Last week the Obama administration traded five Taliban commanders detainees in Guantanamo Bay for Sergeant Bowe Bergdahl, the only American prisoner of war.

The backlash has been swift, especially from 28-year-old's fellow soldiers.

On June 30th, 2009, Bergdahl reportedly walked off a U.S. outpost in eastern Afghanistan with nothing but water, a knife, a digital camera and his diary.

He was captured almost immediately, spurring a search that cost U.S. soldiers their lives: At one point, his battalion suffered six fatalities in three-weeks.

There were previous indications that Bergdahl might desert: The home-schooled Idaho native had told a fellow soldier: "If this deployment is lame, I'm just going to walk off into the mountains of Pakistan," according to report by Michael Hastings of Rolling Stone.

Once he arrived at the Paktika outpost, Bergdahl reportedly "spent more time with the Afghans than he did with his platoon." And in emails he sent to his parents, Bergdahl seemed completely disillusioned with the war effort.

At the time, one Obama administration official told Hastings: "We don't give a shit why he left. He's an American soldier. We want to bring him home."

Two Republican lawmakers have accused the president of breaking the law by approving the swap of Gitmo detainees before notifying Congress. The administration agreed that they bypassed legal requirements, citing "unique and exigent circumstances" as justification.

Now that Bergdahl's home, many of his fellow soldiers are venting their anger.

"He walked off," Baggett, a member of Bergdahl's company, told Jake Tapper of CNN. "Nobody knows if he defected or he's a traitor or he was kidnapped. What I do know is he was there to protect us and instead he decided to defer from America and go and do his own thing. I don't know why he decided to do that, but we spend so much of our resources and some of those resources were soldiers' lives."

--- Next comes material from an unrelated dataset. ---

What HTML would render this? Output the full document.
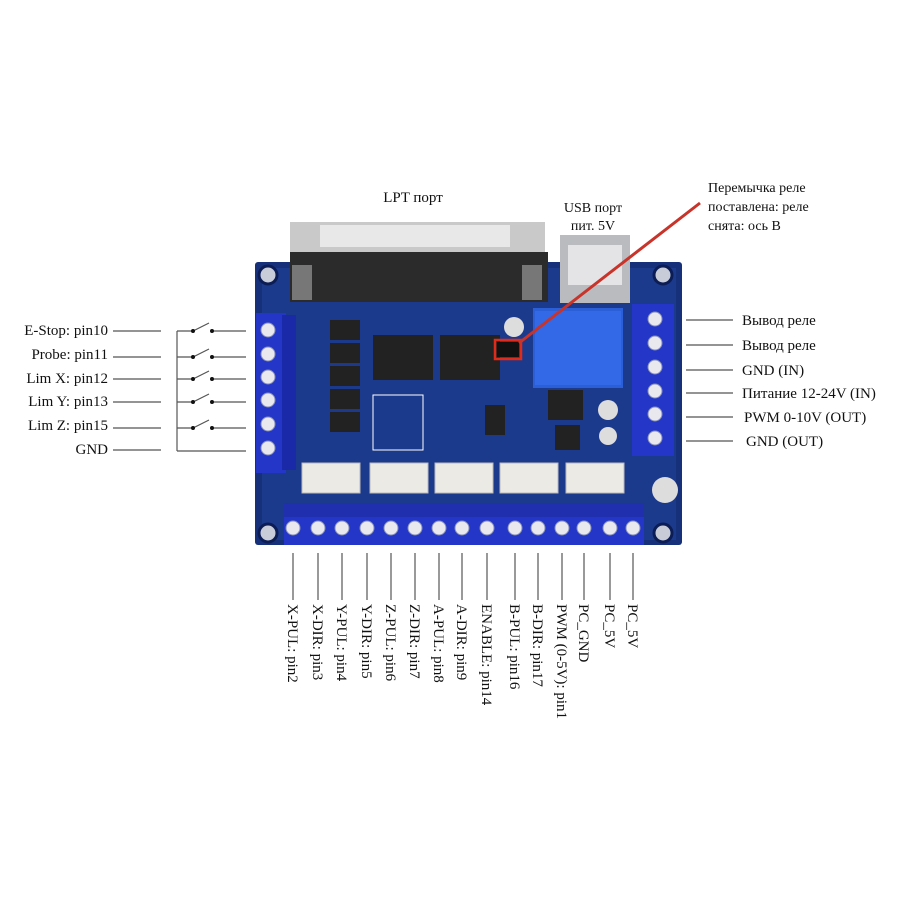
<!DOCTYPE html>
<html><head><meta charset="utf-8"><style>
html,body{margin:0;padding:0;background:#fff;}
svg{display:block;}
text{font-family:"Liberation Serif",serif;fill:#111;}
</style></head><body>
<svg width="900" height="900" viewBox="0 0 900 900" xmlns="http://www.w3.org/2000/svg">
<rect width="900" height="900" fill="#fff"/>
<text x="413" y="202" font-size="15" text-anchor="middle">LPT порт</text>
<text x="593" y="212" font-size="14" text-anchor="middle">USB порт</text>
<text x="593" y="230" font-size="14" text-anchor="middle">пит. 5V</text>
<text x="708" y="192" font-size="14">Перемычка реле</text>
<text x="708" y="211" font-size="14">поставлена: реле</text>
<text x="708" y="230" font-size="14">снята: ось B</text>

<rect x="255" y="262" width="427" height="283" fill="#16307a" rx="3"/>
<rect x="262" y="268" width="414" height="272" fill="#1c3a8c"/>
<g fill="#c8ccd8" stroke="#0c1d55" stroke-width="3">
<circle cx="268" cy="275" r="9"/><circle cx="663" cy="275" r="9"/>
<circle cx="268" cy="533" r="9"/><circle cx="663" cy="533" r="9"/>
</g>
<rect x="290" y="222" width="255" height="30" fill="#c9c9c9"/>
<rect x="320" y="225" width="190" height="22" fill="#e8e8e8"/>
<rect x="290" y="252" width="258" height="50" fill="#2b2b2b"/>
<rect x="292" y="265" width="20" height="35" fill="#777"/>
<rect x="522" y="265" width="20" height="35" fill="#777"/>
<rect x="560" y="235" width="70" height="68" fill="#b9bbbf"/>
<rect x="568" y="245" width="54" height="40" fill="#e4e4e6"/>
<rect x="533" y="308" width="90" height="80" fill="#2b5fd8"/>
<rect x="535" y="311" width="86" height="74" fill="#3369e6"/>
<rect x="373" y="335" width="60" height="45" fill="#222"/>
<rect x="440" y="335" width="60" height="45" fill="#222"/>
<g fill="#222"><rect x="330" y="320" width="30" height="20"/><rect x="330" y="343" width="30" height="20"/><rect x="330" y="366" width="30" height="20"/><rect x="330" y="389" width="30" height="20"/><rect x="330" y="412" width="30" height="20"/></g>
<rect x="485" y="405" width="20" height="30" fill="#222"/>
<rect x="548" y="390" width="35" height="30" fill="#222"/>
<rect x="555" y="425" width="25" height="25" fill="#222"/>
<circle cx="514" cy="327" r="10" fill="#ddd"/>
<circle cx="608" cy="410" r="10" fill="#ddd"/>
<circle cx="608" cy="436" r="9" fill="#ddd"/>
<circle cx="665" cy="490" r="13" fill="#ddd"/>
<rect x="373" y="395" width="50" height="55" fill="none" stroke="#fff" stroke-width="1"/>
<rect x="497" y="342" width="22" height="15" fill="#111"/>
<rect x="495" y="340" width="26" height="19" fill="none" stroke="#e02a1a" stroke-width="2.5"/>
<line x1="519" y1="343" x2="700" y2="203" stroke="#c8332a" stroke-width="3"/>
<g fill="#eceae4" stroke="#bbb"><rect x="302" y="463" width="58" height="30"/><rect x="370" y="463" width="58" height="30"/><rect x="435" y="463" width="58" height="30"/><rect x="500" y="463" width="58" height="30"/><rect x="566" y="463" width="58" height="30"/></g>
<rect x="256" y="313" width="30" height="160" fill="#2336c8"/>
<rect x="282" y="315" width="14" height="155" fill="#1a29a8"/>
<g fill="#e8e8ee" stroke="#8890b8"><circle cx="268" cy="330" r="7"/><circle cx="268" cy="354" r="7"/><circle cx="268" cy="377" r="7"/><circle cx="268" cy="400" r="7"/><circle cx="268" cy="424" r="7"/><circle cx="268" cy="448" r="7"/></g>
<rect x="632" y="304" width="42" height="152" fill="#2336c8"/>
<g fill="#e8e8ee" stroke="#8890b8"><circle cx="655" cy="319" r="7"/><circle cx="655" cy="343" r="7"/><circle cx="655" cy="367" r="7"/><circle cx="655" cy="391" r="7"/><circle cx="655" cy="414" r="7"/><circle cx="655" cy="438" r="7"/></g>
<rect x="284" y="505" width="360" height="40" fill="#2336c8"/>
<rect x="284" y="503" width="360" height="14" fill="#1f2fae"/>
<g fill="#e8e8ee" stroke="#8890b8">
<circle cx="293" cy="528" r="7"/><circle cx="318" cy="528" r="7"/><circle cx="342" cy="528" r="7"/><circle cx="367" cy="528" r="7"/><circle cx="391" cy="528" r="7"/><circle cx="415" cy="528" r="7"/><circle cx="439" cy="528" r="7"/><circle cx="462" cy="528" r="7"/><circle cx="487" cy="528" r="7"/><circle cx="515" cy="528" r="7"/><circle cx="538" cy="528" r="7"/><circle cx="562" cy="528" r="7"/><circle cx="584" cy="528" r="7"/><circle cx="610" cy="528" r="7"/><circle cx="633" cy="528" r="7"/></g>

<g font-size="15" text-anchor="end">
<text x="108" y="335">E-Stop: pin10</text>
<text x="108" y="359">Probe: pin11</text>
<text x="108" y="383">Lim X: pin12</text>
<text x="108" y="406">Lim Y: pin13</text>
<text x="108" y="430">Lim Z: pin15</text>
<text x="108" y="454">GND</text>
</g>
<g stroke="#555" stroke-width="1.2" fill="none">
<line x1="113" y1="331" x2="161" y2="331"/><line x1="113" y1="357" x2="161" y2="357"/><line x1="113" y1="379" x2="161" y2="379"/><line x1="113" y1="402" x2="161" y2="402"/><line x1="113" y1="428" x2="161" y2="428"/><line x1="113" y1="450" x2="161" y2="450"/>
<line x1="177" y1="331" x2="177" y2="451"/>
<line x1="177" y1="451" x2="246" y2="451"/>
<path d="M177 331H193L209 323M212 331H246"/>
<path d="M177 357H193L209 349M212 357H246"/>
<path d="M177 379H193L209 371M212 379H246"/>
<path d="M177 402H193L209 394M212 402H246"/>
<path d="M177 428H193L209 420M212 428H246"/>
</g>
<g fill="#111"><circle cx="193" cy="331" r="2"/><circle cx="212" cy="331" r="2"/><circle cx="193" cy="357" r="2"/><circle cx="212" cy="357" r="2"/><circle cx="193" cy="379" r="2"/><circle cx="212" cy="379" r="2"/><circle cx="193" cy="402" r="2"/><circle cx="212" cy="402" r="2"/><circle cx="193" cy="428" r="2"/><circle cx="212" cy="428" r="2"/></g>

<g stroke="#555" stroke-width="1.2">
<line x1="686" y1="320" x2="733" y2="320"/><line x1="686" y1="345" x2="733" y2="345"/><line x1="686" y1="370" x2="733" y2="370"/><line x1="686" y1="393" x2="733" y2="393"/><line x1="686" y1="417" x2="733" y2="417"/><line x1="686" y1="441" x2="733" y2="441"/>
</g>
<g font-size="15">
<text x="742" y="325">Вывод реле</text>
<text x="742" y="350">Вывод реле</text>
<text x="742" y="375">GND (IN)</text>
<text x="742" y="398">Питание 12-24V (IN)</text>
<text x="744" y="422">PWM 0-10V (OUT)</text>
<text x="746" y="446">GND (OUT)</text>
</g>

<g stroke="#555" stroke-width="1.2">
<line x1="293" y1="553" x2="293" y2="600"/><line x1="318" y1="553" x2="318" y2="600"/><line x1="342" y1="553" x2="342" y2="600"/><line x1="367" y1="553" x2="367" y2="600"/><line x1="391" y1="553" x2="391" y2="600"/><line x1="415" y1="553" x2="415" y2="600"/><line x1="439" y1="553" x2="439" y2="600"/><line x1="462" y1="553" x2="462" y2="600"/><line x1="487" y1="553" x2="487" y2="600"/><line x1="515" y1="553" x2="515" y2="600"/><line x1="538" y1="553" x2="538" y2="600"/><line x1="562" y1="553" x2="562" y2="600"/><line x1="584" y1="553" x2="584" y2="600"/><line x1="610" y1="553" x2="610" y2="600"/><line x1="633" y1="553" x2="633" y2="600"/>
</g>
<g font-size="15">
<text transform="translate(288,604) rotate(90)">X-PUL: pin2</text>
<text transform="translate(313,604) rotate(90)">X-DIR: pin3</text>
<text transform="translate(337,604) rotate(90)">Y-PUL: pin4</text>
<text transform="translate(362,604) rotate(90)">Y-DIR: pin5</text>
<text transform="translate(386,604) rotate(90)">Z-PUL: pin6</text>
<text transform="translate(410,604) rotate(90)">Z-DIR: pin7</text>
<text transform="translate(434,604) rotate(90)">A-PUL: pin8</text>
<text transform="translate(457,604) rotate(90)">A-DIR: pin9</text>
<text transform="translate(482,604) rotate(90)">ENABLE: pin14</text>
<text transform="translate(510,604) rotate(90)">B-PUL: pin16</text>
<text transform="translate(533,604) rotate(90)">B-DIR: pin17</text>
<text transform="translate(557,604) rotate(90)">PWM (0-5V): pin1</text>
<text transform="translate(579,604) rotate(90)">PC_GND</text>
<text transform="translate(605,604) rotate(90)">PC_5V</text>
<text transform="translate(628,604) rotate(90)">PC_5V</text>
</g>
</svg>
</body></html>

Former Sgt. Matt Vierkant, a member of Bergdahl's platoon when he went missing, put it bluntly: "I don't understand why we're trading prisoners at Gitmo for somebody who deserted during a time of war, which is an act of treason," Vierkant told CNN.

The counterargument, as laid out by Dan Murphy of the Christian Science Monitor, is that prisoner swaps are part of ending wars and America's only POW is now home.